The grant will allow the National String Project Consortium (NSPC) to continue to start and sustain String Project sites across the United States that both train college students to be effective teachers of tomorrow and also give youth the opportunity to learn a stringed instrument. Annually, The NAMM Foundation allocates $600,000 in funding to support music education programs to advance access, facilitate new initatives and to support the missions of organizations like the NSPC.
“The NSPC continues to advance access to music education, and through their work, they are providing meaningful music making experiences” said Mary Luehrsen, executive director of the NAMM Foundation. “We are honored to support their mission and to help advance the opportunity for all people to enjoy the pleasure of music making.”
The grant funds will allow the NSPC to open a new String Project site at the University of Texas at El Paso (Stephanie Meyers, Director) and to offer continued emerging site support to String Projects at Southern Mississippi State University (Michael Miles, Director), Northern Kentucky University (Amy Gillingham, Director), Pacific University (Dijana Ihas, Director), and South Dakota State University (John Brawand, Director).
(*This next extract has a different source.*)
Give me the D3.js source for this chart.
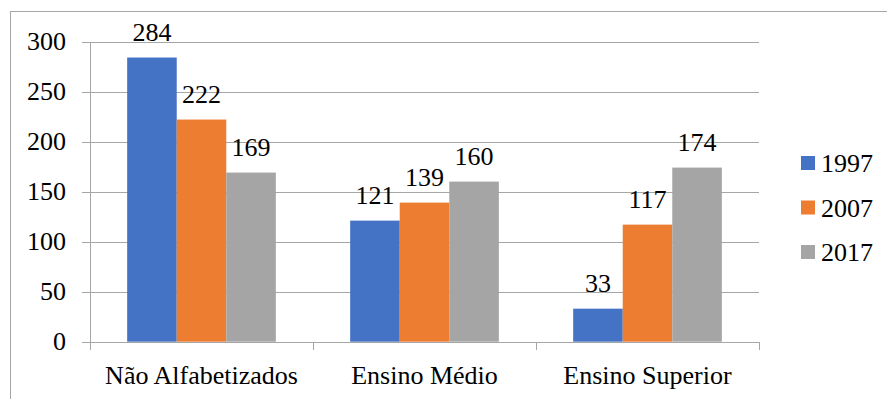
<!DOCTYPE html>
<meta charset="utf-8">
<style>
body { margin: 0; background: #fff; font-family: "Liberation Serif", serif; }
.grid line { stroke: #a6a6a6; stroke-width: 1; shape-rendering: crispEdges; }
</style>
<body>
<svg width="887" height="399"></svg>
<script src="https://d3js.org/d3.v7.min.js"></script>
<script>

var categories = ["Não Alfabetizados", "Ensino Médio", "Ensino Superior"];
var years = ["1997", "2007", "2017"];
var v1997 = [284, 121, 33];
var v2007 = [222, 139, 117];
var v2017 = [169, 160, 174];
var yTicks = [0, 50, 100, 150, 200, 250, 300];
var colors = ["#4472c4", "#ed7d31", "#a5a5a5"];

var series = [v1997, v2007, v2017];
var FONT = "Liberation Serif, serif";
var FSIZE = 26;

var svg = d3.select("svg");

// outer frame (only top and left visible)
svg.append("line").attr("x1", 10).attr("y1", 11.5).attr("x2", 887).attr("y2", 11.5)
	.style("stroke", "#a6a6a6").style("shape-rendering", "crispEdges");
svg.append("line").attr("x1", 10.5).attr("y1", 11).attr("x2", 10.5).attr("y2", 399)
	.style("stroke", "#a6a6a6").style("shape-rendering", "crispEdges");

var plotLeft = 90, plotRight = 759, plotTop = 41.5, plotBottom = 341.7;

var x = d3.scaleBand()
	.domain(categories)
	.range([plotLeft, plotRight])
	.paddingInner(0)
	.paddingOuter(0);

var y = d3.scaleLinear()
	.domain([0, 300])
	.range([plotBottom, plotTop]);

// horizontal gridlines + tick marks
var grid = svg.append("g").attr("class", "grid");
grid.selectAll(".hline")
	.data(yTicks)
	.enter().append("line")
	.attr("x1", plotLeft - 8)
	.attr("x2", plotRight)
	.attr("y1", function(d){ return Math.round(y(d)) + 0.5; })
	.attr("y2", function(d){ return Math.round(y(d)) + 0.5; });

// category divider ticks
grid.selectAll(".vtick")
	.data(d3.range(categories.length + 1))
	.enter().append("line")
	.attr("x1", function(i){ return Math.round(plotLeft + i * x.bandwidth()) + 0.5; })
	.attr("x2", function(i){ return Math.round(plotLeft + i * x.bandwidth()) + 0.5; })
	.attr("y1", plotBottom)
	.attr("y2", plotBottom + 8);

// y axis line
grid.append("line")
	.attr("x1", plotLeft + 0.5).attr("x2", plotLeft + 0.5)
	.attr("y1", plotTop).attr("y2", plotBottom + 8);

// y labels
svg.selectAll(".ylab")
	.data(yTicks)
	.enter().append("text")
	.attr("x", 66)
	.attr("y", function(d){ return y(d) + 8; })
	.attr("text-anchor", "end")
	.attr("font-family", FONT)
	.attr("font-size", FSIZE)
	.text(function(d){ return d; });

// bars
var bw = x.bandwidth() * 2 / 9;
var inner = d3.scaleBand()
	.domain(years)
	.range([0, bw * 3]);

series.forEach(function(vals, s){
	var g = svg.append("g");
	g.selectAll("rect")
		.data(vals)
		.enter().append("rect")
		.attr("x", function(d, i){ return x(categories[i]) + (x.bandwidth() - bw * 3) / 2 + inner(years[s]); })
		.attr("width", inner.bandwidth())
		.attr("y", function(d){ return y(d); })
		.attr("height", function(d){ return plotBottom - y(d); })
		.attr("fill", colors[s]);
	g.selectAll("text")
		.data(vals)
		.enter().append("text")
		.attr("x", function(d, i){ return x(categories[i]) + (x.bandwidth() - bw * 3) / 2 + inner(years[s]) + inner.bandwidth() / 2; })
		.attr("y", function(d){ return y(d) - 17; })
		.attr("text-anchor", "middle")
		.attr("font-family", FONT)
		.attr("font-size", FSIZE)
		.text(function(d){ return d; });
});

// category labels
svg.selectAll(".xlab")
	.data(categories)
	.enter().append("text")
	.attr("x", function(d){ return x(d) + x.bandwidth() / 2; })
	.attr("y", 384)
	.attr("text-anchor", "middle")
	.attr("font-family", FONT)
	.attr("font-size", FSIZE)
	.text(function(d){ return d; });

// legend
var legend = svg.selectAll(".leg")
	.data(years)
	.enter().append("g")
	.attr("transform", function(d, i){ return "translate(801," + (163 + i * 44.5) + ")"; });
legend.append("rect")
	.attr("x", 0).attr("y", -7)
	.attr("width", 14).attr("height", 14)
	.attr("fill", function(d, i){ return colors[i]; });
legend.append("text")
	.attr("x", 20).attr("y", 9)
	.attr("font-family", FONT)
	.attr("font-size", FSIZE)
	.text(function(d){ return d; });

</script>
</body>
Emerging String Project sites are new sites within their first five years of operation. String Project sites provide extremely affordable and accessible string instruction to youth, and grant support within the first five years is necessary in order for the program to operate and later become self sustaining.
“The National String Project Consortium is dedicated to propelling a future of high quality and effective string teachers coupled with a vibrant community of string players. String Project sites across the nation are uniquely equipped to make a large and three- fold impact: they are building into youth, they are building into college students who will become our teachers of tomorrow, and they are building into and enriching our communities,” said Dr. Amy Gillingham, Executive Director of the National String Project Consortium, who also serves as Lecturer of Cello and Director of the String Project at Northern Kentucky University. “We are extremely grateful to organizations like NAMM for their generous support of our mission.”
Since its inception in 1994, The NAMM Foundation’s annual grant program has donated more than $16 million in support to domestic and international music education programs, scientific research, advocacy and public service programs related to music making. The grants are funded in part by donations from the National Association of Music Merchants (NAMM) and its 10,300 member companies worldwide.